DATASET EXTRACT →
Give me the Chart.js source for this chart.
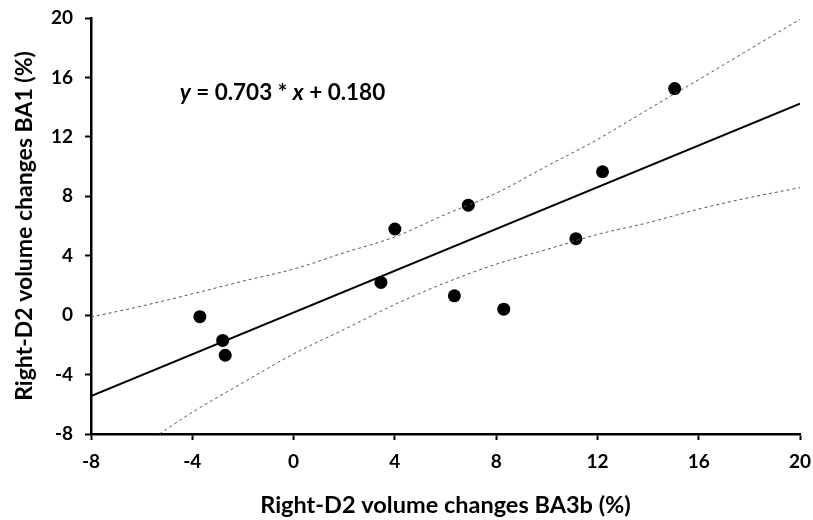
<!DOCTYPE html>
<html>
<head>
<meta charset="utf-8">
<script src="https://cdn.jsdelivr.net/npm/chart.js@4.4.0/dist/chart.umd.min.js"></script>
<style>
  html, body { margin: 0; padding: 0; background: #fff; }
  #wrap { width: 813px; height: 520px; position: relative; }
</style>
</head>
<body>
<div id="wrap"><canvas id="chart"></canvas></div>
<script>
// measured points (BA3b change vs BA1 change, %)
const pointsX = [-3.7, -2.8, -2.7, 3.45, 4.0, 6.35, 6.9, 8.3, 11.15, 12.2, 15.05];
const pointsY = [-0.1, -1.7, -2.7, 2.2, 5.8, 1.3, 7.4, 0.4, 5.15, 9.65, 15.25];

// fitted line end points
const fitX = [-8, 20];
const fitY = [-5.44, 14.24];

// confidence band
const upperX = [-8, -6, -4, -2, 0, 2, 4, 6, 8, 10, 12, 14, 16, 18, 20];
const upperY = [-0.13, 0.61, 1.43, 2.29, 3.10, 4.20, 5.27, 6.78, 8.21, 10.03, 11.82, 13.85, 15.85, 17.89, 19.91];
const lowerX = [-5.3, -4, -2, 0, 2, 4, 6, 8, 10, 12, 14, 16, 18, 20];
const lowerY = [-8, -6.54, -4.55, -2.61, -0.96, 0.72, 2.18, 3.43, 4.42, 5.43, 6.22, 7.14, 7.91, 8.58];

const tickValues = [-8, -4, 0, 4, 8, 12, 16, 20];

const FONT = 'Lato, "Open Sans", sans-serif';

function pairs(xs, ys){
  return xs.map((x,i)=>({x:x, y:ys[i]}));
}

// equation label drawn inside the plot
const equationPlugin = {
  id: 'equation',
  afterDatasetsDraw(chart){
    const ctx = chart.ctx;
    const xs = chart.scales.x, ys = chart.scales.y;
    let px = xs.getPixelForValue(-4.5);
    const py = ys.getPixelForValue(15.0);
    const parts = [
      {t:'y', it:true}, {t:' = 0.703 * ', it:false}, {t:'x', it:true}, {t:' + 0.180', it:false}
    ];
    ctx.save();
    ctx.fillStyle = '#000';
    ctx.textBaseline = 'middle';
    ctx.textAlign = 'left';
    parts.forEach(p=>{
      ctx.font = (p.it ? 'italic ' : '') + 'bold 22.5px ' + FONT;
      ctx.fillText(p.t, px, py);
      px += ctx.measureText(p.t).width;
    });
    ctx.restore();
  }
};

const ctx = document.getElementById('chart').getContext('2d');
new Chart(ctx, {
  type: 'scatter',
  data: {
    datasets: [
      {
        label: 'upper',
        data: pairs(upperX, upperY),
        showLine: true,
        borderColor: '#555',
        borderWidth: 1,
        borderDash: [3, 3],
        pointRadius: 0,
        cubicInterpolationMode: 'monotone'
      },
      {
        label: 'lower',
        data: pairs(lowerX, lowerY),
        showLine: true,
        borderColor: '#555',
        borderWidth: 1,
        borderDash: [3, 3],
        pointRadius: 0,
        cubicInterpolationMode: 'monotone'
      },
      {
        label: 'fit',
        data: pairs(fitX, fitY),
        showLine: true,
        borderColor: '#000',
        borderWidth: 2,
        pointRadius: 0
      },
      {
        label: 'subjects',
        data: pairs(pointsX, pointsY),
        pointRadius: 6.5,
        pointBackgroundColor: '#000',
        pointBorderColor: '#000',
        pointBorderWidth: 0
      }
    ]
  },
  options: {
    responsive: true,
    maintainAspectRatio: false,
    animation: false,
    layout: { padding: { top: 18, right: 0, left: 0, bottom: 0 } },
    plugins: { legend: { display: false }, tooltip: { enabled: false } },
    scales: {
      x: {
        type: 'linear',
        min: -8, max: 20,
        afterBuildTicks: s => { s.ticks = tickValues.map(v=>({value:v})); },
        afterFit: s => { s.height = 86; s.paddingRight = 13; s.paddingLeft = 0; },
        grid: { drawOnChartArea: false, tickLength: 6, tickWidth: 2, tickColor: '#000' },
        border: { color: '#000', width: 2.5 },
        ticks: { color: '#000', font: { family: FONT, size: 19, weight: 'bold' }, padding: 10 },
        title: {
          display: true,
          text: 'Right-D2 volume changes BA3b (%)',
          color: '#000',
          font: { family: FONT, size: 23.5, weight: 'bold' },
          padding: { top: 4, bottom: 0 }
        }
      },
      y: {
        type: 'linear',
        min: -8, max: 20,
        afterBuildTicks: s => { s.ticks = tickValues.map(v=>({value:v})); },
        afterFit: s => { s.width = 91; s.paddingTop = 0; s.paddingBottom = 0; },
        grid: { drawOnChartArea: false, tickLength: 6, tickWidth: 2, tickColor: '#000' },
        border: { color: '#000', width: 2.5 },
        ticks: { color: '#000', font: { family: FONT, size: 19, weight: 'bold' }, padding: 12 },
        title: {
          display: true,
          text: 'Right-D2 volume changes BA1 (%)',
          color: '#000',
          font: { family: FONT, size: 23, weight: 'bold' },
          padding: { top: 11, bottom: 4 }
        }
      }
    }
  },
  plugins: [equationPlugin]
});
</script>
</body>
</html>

DESCRIPTION OF THE TASK → Quote the data exactly, leaving every image out of the copy.

ANSWER FOR THE TASK →
Give me the Chart.js source for this chart.
<!DOCTYPE html>
<html>
<head>
<meta charset="utf-8">
<script src="https://cdn.jsdelivr.net/npm/chart.js@4.4.0/dist/chart.umd.min.js"></script>
<style>
  html, body { margin: 0; padding: 0; background: #fff; }
  #wrap { width: 813px; height: 520px; position: relative; }
</style>
</head>
<body>
<div id="wrap"><canvas id="chart"></canvas></div>
<script>
// measured points (BA3b change vs BA1 change, %)
const pointsX = [-3.7, -2.8, -2.7, 3.45, 4.0, 6.35, 6.9, 8.3, 11.15, 12.2, 15.05];
const pointsY = [-0.1, -1.7, -2.7, 2.2, 5.8, 1.3, 7.4, 0.4, 5.15, 9.65, 15.25];

// fitted line end points
const fitX = [-8, 20];
const fitY = [-5.44, 14.24];

// confidence band
const upperX = [-8, -6, -4, -2, 0, 2, 4, 6, 8, 10, 12, 14, 16, 18, 20];
const upperY = [-0.13, 0.61, 1.43, 2.29, 3.10, 4.20, 5.27, 6.78, 8.21, 10.03, 11.82, 13.85, 15.85, 17.89, 19.91];
const lowerX = [-5.3, -4, -2, 0, 2, 4, 6, 8, 10, 12, 14, 16, 18, 20];
const lowerY = [-8, -6.54, -4.55, -2.61, -0.96, 0.72, 2.18, 3.43, 4.42, 5.43, 6.22, 7.14, 7.91, 8.58];

const tickValues = [-8, -4, 0, 4, 8, 12, 16, 20];

const FONT = 'Lato, "Open Sans", sans-serif';

function pairs(xs, ys){
  return xs.map((x,i)=>({x:x, y:ys[i]}));
}

// equation label drawn inside the plot
const equationPlugin = {
  id: 'equation',
  afterDatasetsDraw(chart){
    const ctx = chart.ctx;
    const xs = chart.scales.x, ys = chart.scales.y;
    let px = xs.getPixelForValue(-4.5);
    const py = ys.getPixelForValue(15.0);
    const parts = [
      {t:'y', it:true}, {t:' = 0.703 * ', it:false}, {t:'x', it:true}, {t:' + 0.180', it:false}
    ];
    ctx.save();
    ctx.fillStyle = '#000';
    ctx.textBaseline = 'middle';
    ctx.textAlign = 'left';
    parts.forEach(p=>{
      ctx.font = (p.it ? 'italic ' : '') + 'bold 22.5px ' + FONT;
      ctx.fillText(p.t, px, py);
      px += ctx.measureText(p.t).width;
    });
    ctx.restore();
  }
};

const ctx = document.getElementById('chart').getContext('2d');
new Chart(ctx, {
  type: 'scatter',
  data: {
    datasets: [
      {
        label: 'upper',
        data: pairs(upperX, upperY),
        showLine: true,
        borderColor: '#555',
        borderWidth: 1,
        borderDash: [3, 3],
        pointRadius: 0,
        cubicInterpolationMode: 'monotone'
      },
      {
        label: 'lower',
        data: pairs(lowerX, lowerY),
        showLine: true,
        borderColor: '#555',
        borderWidth: 1,
        borderDash: [3, 3],
        pointRadius: 0,
        cubicInterpolationMode: 'monotone'
      },
      {
        label: 'fit',
        data: pairs(fitX, fitY),
        showLine: true,
        borderColor: '#000',
        borderWidth: 2,
        pointRadius: 0
      },
      {
        label: 'subjects',
        data: pairs(pointsX, pointsY),
        pointRadius: 6.5,
        pointBackgroundColor: '#000',
        pointBorderColor: '#000',
        pointBorderWidth: 0
      }
    ]
  },
  options: {
    responsive: true,
    maintainAspectRatio: false,
    animation: false,
    layout: { padding: { top: 18, right: 0, left: 0, bottom: 0 } },
    plugins: { legend: { display: false }, tooltip: { enabled: false } },
    scales: {
      x: {
        type: 'linear',
        min: -8, max: 20,
        afterBuildTicks: s => { s.ticks = tickValues.map(v=>({value:v})); },
        afterFit: s => { s.height = 86; s.paddingRight = 13; s.paddingLeft = 0; },
        grid: { drawOnChartArea: false, tickLength: 6, tickWidth: 2, tickColor: '#000' },
        border: { color: '#000', width: 2.5 },
        ticks: { color: '#000', font: { family: FONT, size: 19, weight: 'bold' }, padding: 10 },
        title: {
          display: true,
          text: 'Right-D2 volume changes BA3b (%)',
          color: '#000',
          font: { family: FONT, size: 23.5, weight: 'bold' },
          padding: { top: 4, bottom: 0 }
        }
      },
      y: {
        type: 'linear',
        min: -8, max: 20,
        afterBuildTicks: s => { s.ticks = tickValues.map(v=>({value:v})); },
        afterFit: s => { s.width = 91; s.paddingTop = 0; s.paddingBottom = 0; },
        grid: { drawOnChartArea: false, tickLength: 6, tickWidth: 2, tickColor: '#000' },
        border: { color: '#000', width: 2.5 },
        ticks: { color: '#000', font: { family: FONT, size: 19, weight: 'bold' }, padding: 12 },
        title: {
          display: true,
          text: 'Right-D2 volume changes BA1 (%)',
          color: '#000',
          font: { family: FONT, size: 23, weight: 'bold' },
          padding: { top: 11, bottom: 4 }
        }
      }
    }
  },
  plugins: [equationPlugin]
});
</script>
</body>
</html>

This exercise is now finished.